January 18, 2005 – The U.S. government moved to dismiss the case by asserting the "state secrets" privilege. The government claimed that the reason Arar was deemed a member of Al Qaeda and sent to Syria, instead of Canada, are "state secrets."

February 16, 2006 – Judge David G. Trager issued a memorandum and order dismissing the TVPA, torture, and detention claims pursuant to Rule 12(b)(6) of the Federal Rules of Civil Procedure, and the Fifth Amendment claim for lack of personal jurisdiction over the defendants. Judge Trager found that national security and foreign policy considerations prevented him from holding the officials liable for carrying out an extraordinary rendition even if such conduct violates our treaty obligations or customary international law.

September 12, 2006 – Arar filed a Notice of Appeal in the Second Circuit.

December 12, 2006 – Attorneys at the Center for Constitutional Rights filed an appeal in the Second Circuit on behalf of Arar.

November 9, 2007 – The appeal was argued before the Court of Appeals for the Second Circuit.

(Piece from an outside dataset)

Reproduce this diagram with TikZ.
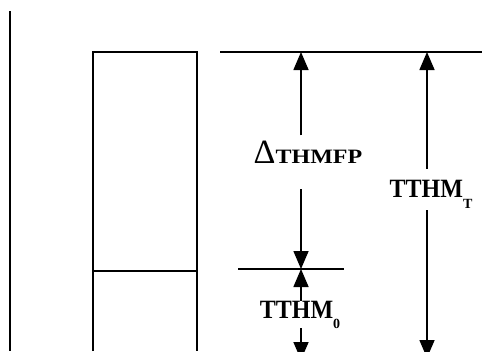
\documentclass[tikz,border=0pt]{standalone}
\usepackage{fontspec}
\setmainfont{Liberation Serif}
\usetikzlibrary{arrows.meta}

\begin{document}
\begin{tikzpicture}[
    x=1pt, y=-1pt,
    rule/.style={line width=1.6pt, black},
    arr/.style={-{Triangle[length=18pt, width=15pt]}, line width=1.6pt, black},
    lbl/.style={inner sep=0pt, anchor=base, font=\bfseries\fontsize{24}{24}\selectfont}
]
\useasboundingbox (0,0) rectangle (482,351);
\clip (0,0) rectangle (482,351);
% column
\draw[rule] (10,11) -- (10,351);
\draw[rule] (93,351) -- (93,52) -- (197,52) -- (197,351);
\draw[rule] (93,271) -- (197,271);
% levels
\coordinate (topL) at (220,52);
\coordinate (topR) at (482,52);
\coordinate (midL) at (238,269);
\coordinate (midR) at (344,269);
\draw[rule] (topL) -- (topR);
\draw[rule] (midL) -- (midR);
% labels
\node[lbl] (dthm) at (308,163) {{\mdseries\fontsize{34}{34}\selectfont Δ}\scalebox{1}[0.85]{THMFP}};
\node[lbl] (tthmT) at (431,197) {\scalebox{1}[1.1]{TTHM}\raisebox{-11pt}{\fontsize{14}{14}\selectfont T}};
\node[lbl] (tthm0) at (300,318) {\scalebox{1}[1.1]{TTHM}\raisebox{-10pt}{\fontsize{14}{14}\selectfont 0}};
\coordinate (dtop) at (301,52);
\coordinate (dmid) at (301,269);
\coordinate (ttop) at (427,52);
\coordinate (tbot) at (427,358);
\coordinate (zbot) at (301,360);
% arrows
\draw[arr, shorten <=5pt] (dthm.north -| dtop) -- (dtop);
\draw[arr, shorten <=26pt] (dthm.south -| dmid) -- (dmid);
\draw[arr, shorten <=11pt] (tthmT.north -| ttop) -- (ttop);
\draw[arr, shorten <=2pt] (tthmT.south -| tbot) -- (tbot);
\draw[arr] (tthm0.north -| dmid) -- (dmid);
\draw[arr] (tthm0.south -| zbot) -- (zbot);
\end{tikzpicture}
\end{document}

June 30, 2008 – The majority opinion found that adjudicating Arar's claims would interfere with national security and foreign policy and that as a foreigner who had not been formally admitted to the U.S., Arar had no constitutional due process rights with respect to the government's interference with his access to a lawyer. This was decided by a three judge panel by a 2–1 vote. The court reversed the district court and ruled Arar had shown a prima facie showing sufficient to establish personal jurisdiction over Thompson, Ashcroft, and Mueller, but upheld the dismissal on its merits.

August 12, 2008 – The Court of Appeals for the Second Circuit sua sponte issued an order that the case would be reheard en banc.

December 9, 2008 – En banc hearing was held.

November 2, 2009 - The 2nd Circuit United States Court of Appeals, in a 7-4 decision, upheld the ruling by the district court.

June 14, 2010 - The Supreme Court of the United States denied Arar's petition for certiorari.